La vicenda dell’inquinamento del torrente Sassinora continua a tenere banco, nonostante non ci siano novità rilevanti nelle ultime ore. Ma la gravità del fenomeno è tale che viene naturale interrogarsi su come e cosa sia accaduto, e su cosa non abbia funzionato per evitare il danno.
In questi giorni – e, com’era prevedibile, all’inizio nessuno si è sbilanciato nel fare nomi di possibili responsabili – si parla di una storia che però era già in odore (e non solo in senso metaforico) di disastro annunciato.
La storia la ricordiamo tutti: inizia diversi anni fa, nel 2018, con le proteste del comitato civico “Rispetto e tutela del territorio“, che si opponeva alla realizzazione di un impianto di compostaggio.
Allora, paure e dubbi sulla trasformazione dei rifiuti sembravano solo illazioni rivolte a un’azienda privata che voleva investire sul territorio e che, come si dice, “veniva in pace”.
Nel tempo, però, gli attivisti del comitato hanno più volte documentato irregolarità dell’impianto, situato lungo la direttrice del torrente e a monte di un allevamento di trote.

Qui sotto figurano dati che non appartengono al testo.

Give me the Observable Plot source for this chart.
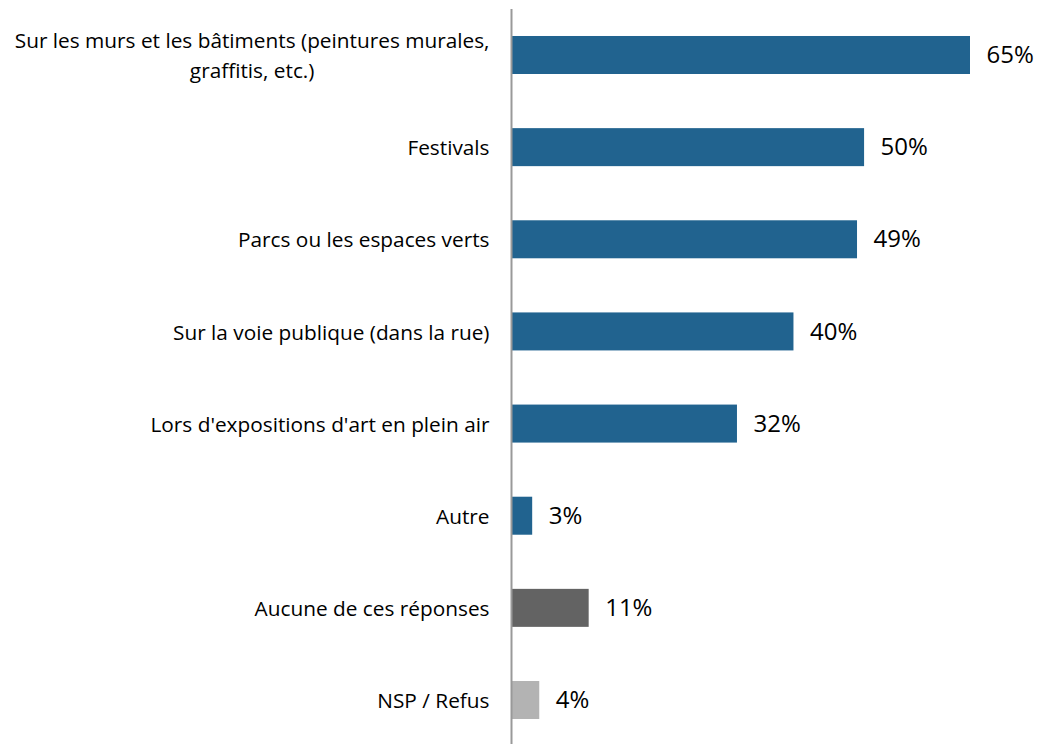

Le immagini di tombini straripanti e liquami in rapida discesa verso valle sono state immortalate in foto e video, utilizzati anche come forma di denuncia pubblica.
Venendo ad oggi – e tralasciando la lunga sequela di battaglie legali – sembra piuttosto plausibile che l’incidente al depuratore avvenuto pochi giorni fa sia riconducibile proprio a strutture come l’impianto di compostaggio.
Attualmente, il sistema di sversamento dell’impianto è sotto sequestro, mentre si attendono gli esiti delle analisi di laboratorio dell’Arpac sui liquami prelevati, che dovranno stabilire il grado di pericolosità delle sostanze finite nel fiume. Sostanze che, tra l’altro, hanno già provocato la morìa degli esemplari presenti nel vivaio di trote.